Our married life, though only nine years, has been fraught with an extraordinary amount of trauma. I've watched ambulances and helicopters take John away so many times now that I wonder if I have PTSD! It often feels like I live on "high alert" and stay on a constant watch. The "other shoe" might drop today! Caring for John has become my highest priority and much of my day is like playing "Clue," as I try to figure out what he's trying to tell me, and put together the clues he gives me to find the words he's missing.
A precious friend of mine who used to be an O.B. nurse shared with me that when she was coaching mothers in hard labor, she would watch the monitor and tell them when a contraction was about to begin. She would instruct the woman to "begin deep breathing" and then when the contraction hit the peak, she would encourage her to breathe rapidly through the worst, and then reassure her that the contraction was subsiding and she could relax. I thought about that for a moment and remembered that the word breath is Ruach in Hebrew and suddenly the profound parallel struck me: when I am in the midst of the worst of the trauma, the Holy Spirit is surrounding me and He gets me through until it subsides! Awesome!
I have also found Yeshua in the midst of all this. I reached out to a wonderful, believing woman who offers a monthly support group for people with Aphasia and their spouses. We had coffee together so she could explain to me the excellent model she teaches to help caregivers understand how to navigate through this difficult illness and how to keep their spouses safe and without anxiety or fear as they face the loss of memory and communication. She uses a book (which I've now read) called Contented Dementia.
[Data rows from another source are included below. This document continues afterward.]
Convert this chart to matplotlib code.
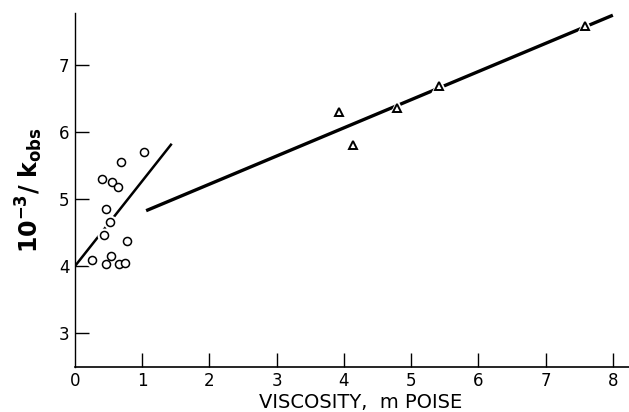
import matplotlib
matplotlib.use("Agg")
import matplotlib.pyplot as plt
import numpy as np

plt.rcParams['font.family'] = ['DejaVu Sans']

# Data
circle_x = [0.25, 0.40, 0.47, 0.43, 0.47, 0.53, 0.54, 0.55, 0.64, 0.68, 0.65, 0.74, 0.78, 1.03]
circle_y = [4.10, 5.31, 4.86, 4.46, 4.04, 4.66, 4.16, 5.26, 5.19, 5.55, 4.04, 4.05, 4.38, 5.71]
tri_x = [3.93, 4.14, 4.79, 5.41, 7.58]
tri_y = [6.31, 5.81, 6.36, 6.69, 7.59]
fit1_x = [0.0, 1.44]
fit1_y = [4.00, 5.83]
fit2_x = [1.06, 8.00]
fit2_y = [4.83, 7.75]
xticks = [1, 2, 3, 4, 5, 6, 7, 8]
yticks = [3, 4, 5, 6, 7]

fig = plt.figure(figsize=(6.29, 4.12), dpi=100)
ax = fig.add_axes([0.119, 0.11, 0.881, 0.858])
ax.set_xlim(0, 8.24)
ax.set_ylim(2.5, 7.78)

ax.plot(fit1_x, fit1_y, color='black', lw=1.8, solid_capstyle='butt', zorder=2)
ax.plot(fit2_x, fit2_y, color='black', lw=2.4, solid_capstyle='butt', zorder=2)

# white halos to break the lines near markers
ax.plot(circle_x, circle_y, 'o', ms=9, mfc='white', mec='white', zorder=3)
ax.plot(tri_x, tri_y, '^', ms=11, mfc='white', mec='white', zorder=3)
ax.plot(circle_x, circle_y, 'o', ms=5.8, mfc='white', mec='black', mew=1.1, zorder=4)
ax.plot(tri_x, tri_y, '^', ms=5.2, mfc='white', mec='black', mew=1.4, zorder=4)

for s in ['top', 'right']:
    ax.spines[s].set_visible(False)
ax.spines['left'].set_linewidth(1.0)
ax.spines['bottom'].set_linewidth(1.2)

ax.set_xticks([0] + xticks)
ax.set_xticklabels(['0'] + [str(v) for v in xticks])
ax.set_yticks(yticks)
ax.set_yticklabels([str(v) for v in yticks])
ax.tick_params(axis='both', direction='in', length=10, width=1.0, labelsize=12, pad=4)
ax.xaxis.get_major_ticks()[0].tick1line.set_visible(False)

ax.set_xlabel('VISCOSITY,  m POISE', fontsize=14)
ax.xaxis.set_label_coords(0.515, -0.075)
ax.set_ylabel(r'$\mathregular{10^{-3}/\ k_{obs}}$', fontsize=17, fontweight='bold', labelpad=10)

fig.savefig('out.png', dpi=100)
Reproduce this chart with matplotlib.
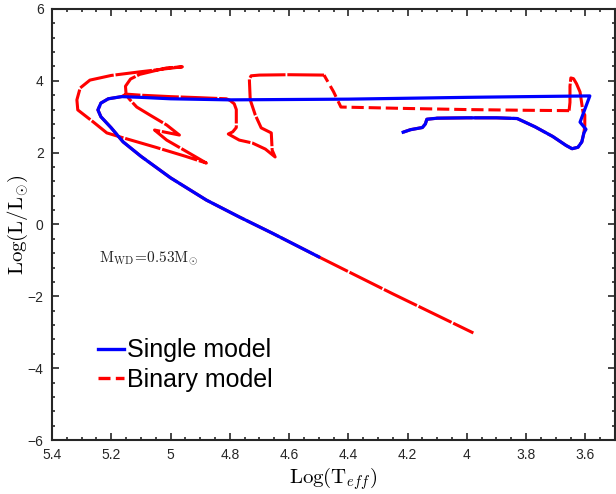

The bottom line of this care model is based upon three critical points that one must strictly follow:
1. Do not ask questions.
2. The person with Dementia is ALWAYS RIGHT and you are not. They are the expert on everything.
3. Do not contradict.
I am ardently practicing this counsel and am overwhelmed at the similarities with the teachings of Yeshua/Jesus! This is a matter of completely humbling oneself, making oneself to be of no reputation, and holding others in higher esteem than yourself. This is harder than we might think. I LIKE to be right! And I use common sense to correct John, but he cannot process common sense now. He can only perceive what his brain tells him, no matter how much sense it makes. He is the expert and I am not! May God help me - and all of us - to practice what Scripture teaches.
Do nothing out of selfish ambition or vain conceit. Rather, in humility value others above yourselves (Philippians 2:3)
For whoever wants to save their life will lose it, but whoever loses their life for Me will find it. (Matthew 16:25)
He guides the humble in what is right and teaches them his way. (Psalm 25:9)
Be completely humble and gentle; be patient, bearing with one another in love. (Ephesians 4:2)
Greater love has no one than this: to lay down one’s life for one’s friends. (John 15:13)
Let me just close by saying this: John Mills, the man I married, is a great man of God. He has an unwavering faith such as I've never seen and he absolutely trusts God for EVERYTHING in his life. He may not be able to tell me what he had for breakfast, but the Scriptures live in his heart and his mind like a "hard drive" that never crashes! We were in the Emergency Room the day before yesterday because he had a great pain in his calf and was concerned about a possible blood clot (that proved to be nothing) but while he lay there and waited and waited for the ultrasound result, his thin, off-key little voice began to sing:
"They that wait upon the LORD shall renew their strength, they shall mount up as wings of eagles
They shall run and not grow weary, they shall walk and not faint
Teach me, Lord, teach me Lord, to wait!"
This is not an easy walk; but it is indeed a blessing and privilege to care for this good man of God in these difficult times.